▶ **Requirement**
Copy out each line exactly; pictures stay out of the copy.

▶ **Source data**
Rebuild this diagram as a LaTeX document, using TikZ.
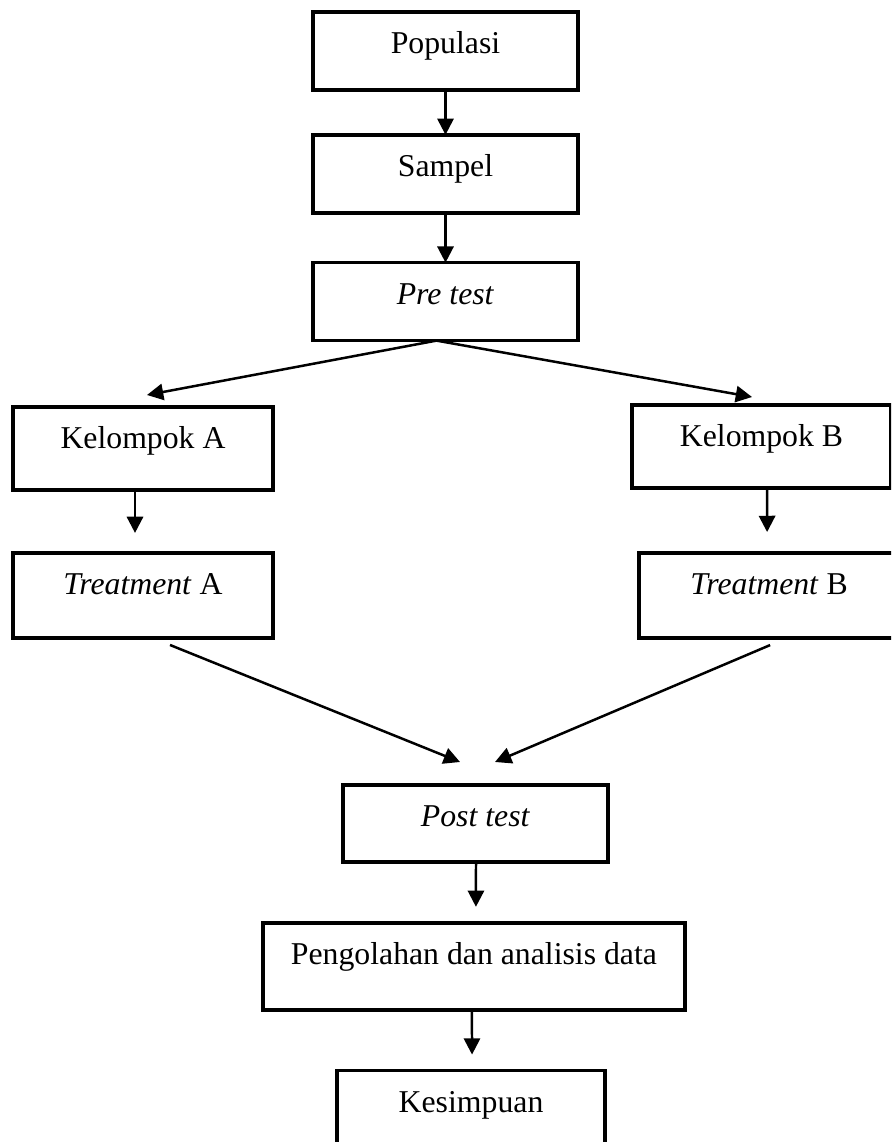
\documentclass[tikz,border=0pt]{standalone}
\usepackage{fontspec}
\setmainfont{Liberation Serif}
\usetikzlibrary{arrows.meta,positioning,calc}

\begin{document}
\begin{tikzpicture}[
  x=0.381pt, y=-0.381pt,
  font=\fontsize{12.1}{14}\selectfont,
  line width=0.95pt,
  box/.style={draw,line width=1.4pt,anchor=north,inner sep=0pt,outer sep=0pt,
              minimum width=101pt,text height=15.8pt,text depth=13.9pt},
  grp/.style={minimum width=99pt,text depth=15.8pt},
  trt/.style={minimum width=99pt,text depth=16.6pt},
  >={Triangle[length=6.2pt,width=6.2pt]},
]
  \useasboundingbox (0,0) rectangle (891,1142);
  \clip (0,0) rectangle (891,1142);

  \node[box] (pop) at (445.5,12) {Populasi};
  \node[box, below=17.1pt of pop] (samp) {Sampel};
  \node[box, below=19pt of samp] (pre) {\textit{Pre test}};

  \node[box,grp] (ka) at (143,407) {Kelompok A};
  \node[box,trt, below=24pt of ka] (ta) {\textit{Treatment} A};
  \node[box,grp,minimum width=98.7pt] (kb) at (761.5,405) {Kelompok B};
  \node[box,trt, below=24.8pt of kb, xshift=2.9pt] (tb) {\textit{Treatment} B};

  \node[box,text depth=13.5pt] (post) at (475.5,785) {\textit{Post test}};
  \node[box,minimum width=160.8pt,text depth=17.3pt,
        below=23.2pt of post, xshift=-0.6pt] (olah) {Pengolahan dan analisis data};
  \node[box,minimum width=102.1pt,text depth=14.7pt,
        below=23.2pt of olah, xshift=-1.1pt] (simp) {Kesimpuan};

  \coordinate (fork) at ($(pre.south)+(-9,0)$);

  \draw[->] (pop) -- (samp);
  \draw[->] (samp) -- (pre);
  \draw[->] (fork) -- ($(ka.north)+(4,-12)$);
  \draw[->] (fork) -- ($(kb.north)+(-9.5,-8)$);
  \draw[->] ($(ka.south)+(-8,0)$) -- ($(ta.north)+(-8,-20)$);
  \draw[->] ($(kb.south)+(5.5,0)$) -- ($(tb.north)+(-2,-21)$);
  \draw[->] ($(ta.south)+(27,7)$) -- ($(post.north)+(-15.5,-23)$);
  \draw[->] ($(tb.south)+(1,7)$) -- ($(post.north)+(19.5,-23)$);
  \draw[->] ($(post.south)+(0.5,0)$) -- ($(olah.north)+(2,-16)$);
  \draw[->] ($(olah.south)+(-2,0)$) -- ($(simp.north)+(1,-16)$);
\end{tikzpicture}
\end{document}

▶ **Problem solution**
Rebuild this diagram as a LaTeX document, using TikZ.
\documentclass[tikz,border=0pt]{standalone}
\usepackage{fontspec}
\setmainfont{Liberation Serif}
\usetikzlibrary{arrows.meta,positioning,calc}

\begin{document}
\begin{tikzpicture}[
  x=0.381pt, y=-0.381pt,
  font=\fontsize{12.1}{14}\selectfont,
  line width=0.95pt,
  box/.style={draw,line width=1.4pt,anchor=north,inner sep=0pt,outer sep=0pt,
              minimum width=101pt,text height=15.8pt,text depth=13.9pt},
  grp/.style={minimum width=99pt,text depth=15.8pt},
  trt/.style={minimum width=99pt,text depth=16.6pt},
  >={Triangle[length=6.2pt,width=6.2pt]},
]
  \useasboundingbox (0,0) rectangle (891,1142);
  \clip (0,0) rectangle (891,1142);

  \node[box] (pop) at (445.5,12) {Populasi};
  \node[box, below=17.1pt of pop] (samp) {Sampel};
  \node[box, below=19pt of samp] (pre) {\textit{Pre test}};

  \node[box,grp] (ka) at (143,407) {Kelompok A};
  \node[box,trt, below=24pt of ka] (ta) {\textit{Treatment} A};
  \node[box,grp,minimum width=98.7pt] (kb) at (761.5,405) {Kelompok B};
  \node[box,trt, below=24.8pt of kb, xshift=2.9pt] (tb) {\textit{Treatment} B};

  \node[box,text depth=13.5pt] (post) at (475.5,785) {\textit{Post test}};
  \node[box,minimum width=160.8pt,text depth=17.3pt,
        below=23.2pt of post, xshift=-0.6pt] (olah) {Pengolahan dan analisis data};
  \node[box,minimum width=102.1pt,text depth=14.7pt,
        below=23.2pt of olah, xshift=-1.1pt] (simp) {Kesimpuan};

  \coordinate (fork) at ($(pre.south)+(-9,0)$);

  \draw[->] (pop) -- (samp);
  \draw[->] (samp) -- (pre);
  \draw[->] (fork) -- ($(ka.north)+(4,-12)$);
  \draw[->] (fork) -- ($(kb.north)+(-9.5,-8)$);
  \draw[->] ($(ka.south)+(-8,0)$) -- ($(ta.north)+(-8,-20)$);
  \draw[->] ($(kb.south)+(5.5,0)$) -- ($(tb.north)+(-2,-21)$);
  \draw[->] ($(ta.south)+(27,7)$) -- ($(post.north)+(-15.5,-23)$);
  \draw[->] ($(tb.south)+(1,7)$) -- ($(post.north)+(19.5,-23)$);
  \draw[->] ($(post.south)+(0.5,0)$) -- ($(olah.north)+(2,-16)$);
  \draw[->] ($(olah.south)+(-2,0)$) -- ($(simp.north)+(1,-16)$);
\end{tikzpicture}
\end{document}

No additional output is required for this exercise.